Weston-on-Avon is really a very charming little place, with a small aisle-less Late Perpendicular church, remarkable for the continuous range of windows high up in the north wall, giving the interior an unusual brightness and grace. The tower is furnished at its angles with gargoyles of an unusual size and imaginative quality.Returning to Welford, a by-road leads by the meadows called “Welford Pastures” to Barton, and across the Roman road, the Ryknield Street, to the hamlet of Marlcliff, below Bidford, where the Avon becomes broader and navigable and lined with beautifully wooded cliffs, densely covered with foliage to the water’s edge. A mile further is the village of Cleeve Priors, where the picturesque old “King’s Arms” inn, with its horseman’s upping-block in front, dates from 1691. Here, too, is a small seventeenth-century manor-house, with heavily-barred and grated door, breathing old-time distrust and suspicion.

Returning through the village to the waterside, the river may be crossed here, by the long plank footbridge, only one plank wide, at Cleeve Mill and lock; and Abbot’s Salford reached, on the Evesham main road, just missing Salford Priors, where, if we wish to see it, there is a fine old church. Salford Priors was anciently the property of the Priory of Kenilworth, and Salford Abbots that of Evesham Abbey. Here, enclosed within a jealous high wall, is the old Hall, generally called “the Nunnery,” because of a Roman Catholic sisterhood having been established here in modern times. It is a small Jacobean mansion, very tall in proportion to its size, and curiously huddled together. Quaint curved and re-curved gables of a bygone fashion, deeply set windows, and lofty stone chimney-stacks, give the place a reticent look; the look of a house with a history and secrets of its own. There are so many amateurs of the quaint and historic nowadays that the occupiers of Salford Hall have grown a little tired of showing strangers the genuine old hiding-hole in the garret; behind a quite innocent-looking cupboard. You open the cupboard and see a commonplace row of shelves. No one would suspect a secret there. But when a wooden peg is removed, the shelves, together with the back of the cupboard, push back on hinges, admitting to a hiding-hole for priest or cavalier, or any whose necessities led him to store himself uncomfortably away here. Once inside, the fugitive could fix the door with a peg, so that it could not be moved from without.

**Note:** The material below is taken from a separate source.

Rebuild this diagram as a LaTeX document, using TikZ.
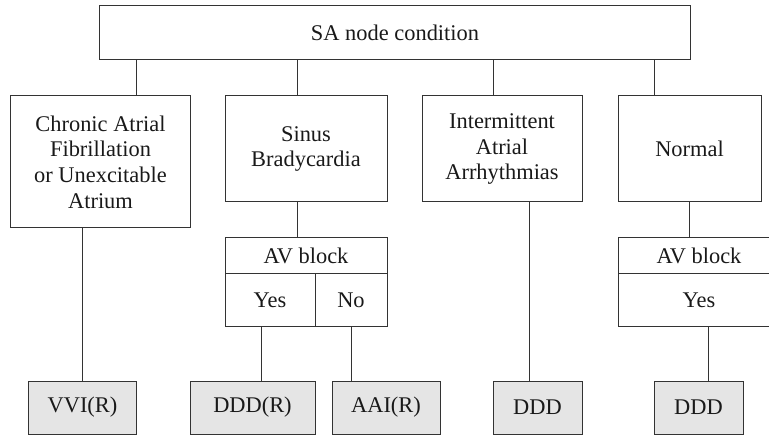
\documentclass[tikz,border=0pt]{standalone}
\usepackage{fontspec}
\setmainfont{Liberation Serif}
\usepackage{tikz}

\begin{document}
\begin{tikzpicture}[x=1bp, y=-1bp,
  box/.style={draw=black!80, line width=1bp, text=black!90, align=center, inner sep=0pt,
    font=\fontsize{22.5}{25.7}\selectfont},
  res/.style={box, fill=black!10, minimum height=53bp},
  link/.style={draw=black!80, line width=1bp}]
\useasboundingbox (0,0) rectangle (769,435);
\node[box, minimum width=590bp, minimum height=54bp] (sa) at (395, 33) {SA node condition};
\node[box, minimum width=179bp, minimum height=132bp] (caf) at (100.5, 162) {Chronic Atrial\\Fibrillation\\or Unexcitable\\Atrium};
\node[box, minimum width=162bp, minimum height=106bp] (sb) at (306, 149) {Sinus\\Bradycardia};
\node[box, minimum width=160bp, minimum height=106bp] (iaa) at (502, 149) {Intermittent\\Atrial\\Arrhythmias};
\node[box, minimum width=143bp, minimum height=106bp] (nrm) at (689.5, 149) {Normal};
\node[box, minimum width=162bp, minimum height=36bp] (avA) at (306, 256) {AV block};
\node[box, minimum width=90bp, minimum height=53bp] (yesA) at (270, 300.5) {Yes};
\node[box, minimum width=72bp, minimum height=53bp] (noA) at (351, 300.5) {No};
\node[box, minimum width=162bp, minimum height=36bp] (avB) at (699, 256) {AV block};
\node[box, minimum width=162bp, minimum height=53bp] (yesB) at (699, 300.5) {Yes};
\node[res, minimum width=107bp] (vvi) at (82.5, 407.5) {VVI(R)};
\node[res, minimum width=125bp] (dddr) at (252.5, 407.5) {DDD(R)};
\node[res, minimum width=108bp] (aair) at (386, 407.5) {AAI(R)};
\node[res, minimum width=89bp] (dddA) at (537.5, 407.5) {DDD};
\node[res, minimum width=89bp] (dddB) at (698.5, 407.5) {DDD};
\draw[link] ([xshift=35.5bp]caf.north) -- ([xshift=35.5bp]caf.north |- sa.south);
\draw[link] ([xshift=-9bp]sb.north) -- ([xshift=-9bp]sb.north |- sa.south);
\draw[link] ([xshift=-9bp]iaa.north) -- ([xshift=-9bp]iaa.north |- sa.south);
\draw[link] ([xshift=-35.5bp]nrm.north) -- ([xshift=-35.5bp]nrm.north |- sa.south);
\draw[link] ([xshift=-9bp]sb.south) -- ([xshift=-9bp]sb.south |- avA.north);
\draw[link] (nrm.south) -- (nrm.south |- avB.north);
\draw[link] (vvi.north) -- (vvi.north |- caf.south);
\draw[link] ([xshift=-9bp]yesA.south) -- ([xshift=-9bp]yesA.south |- dddr.north);
\draw[link] (noA.south) -- (noA.south |- aair.north);
\draw[link] ([xshift=27bp]iaa.south) -- ([xshift=27bp]iaa.south |- dddA.north);
\draw[link] ([xshift=9bp]yesB.south) -- ([xshift=9bp]yesB.south |- dddB.north);
\end{tikzpicture}
\end{document}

Harvington, which comes next on our way to Evesham, is a delightful cluster of old timbered houses, with a church whose Norman tower has been given a modern spire. The village is at least half a mile from the river, but it takes its name, originally “Herefordtun,” from an ancient paved ford still there, a most charming and interesting scene. The ford is practically a submerged paved road, such as those by which the Romans crossed rivers, and is broad enough for wagons to pass. The roads on either side are, however, only byways, leading to the Littleton villages and the Lenches.

Norton, whose full name is Abbot’s Norton, comes next. It was for some years, until the beginning of 1912, the property of the Orleans family, one of the exiled Royal houses of France; but the Duc d’OrlÉans has now sold his estates and his residence at Wood Norton, close by, to Mr. Justice Swinfen Eady. Norton has yet more, and very fine timbered houses, and in its church lie a number of the Rigg family, in effigy on altar-tombs emblazoned to wonderment with their heraldic honours and those of their wives. The marble lectern is a relic from Evesham Abbey.

From Norton the road enters Evesham along Greenhill, where the battle was fought in 1265, and where the suburbs now chiefly extend.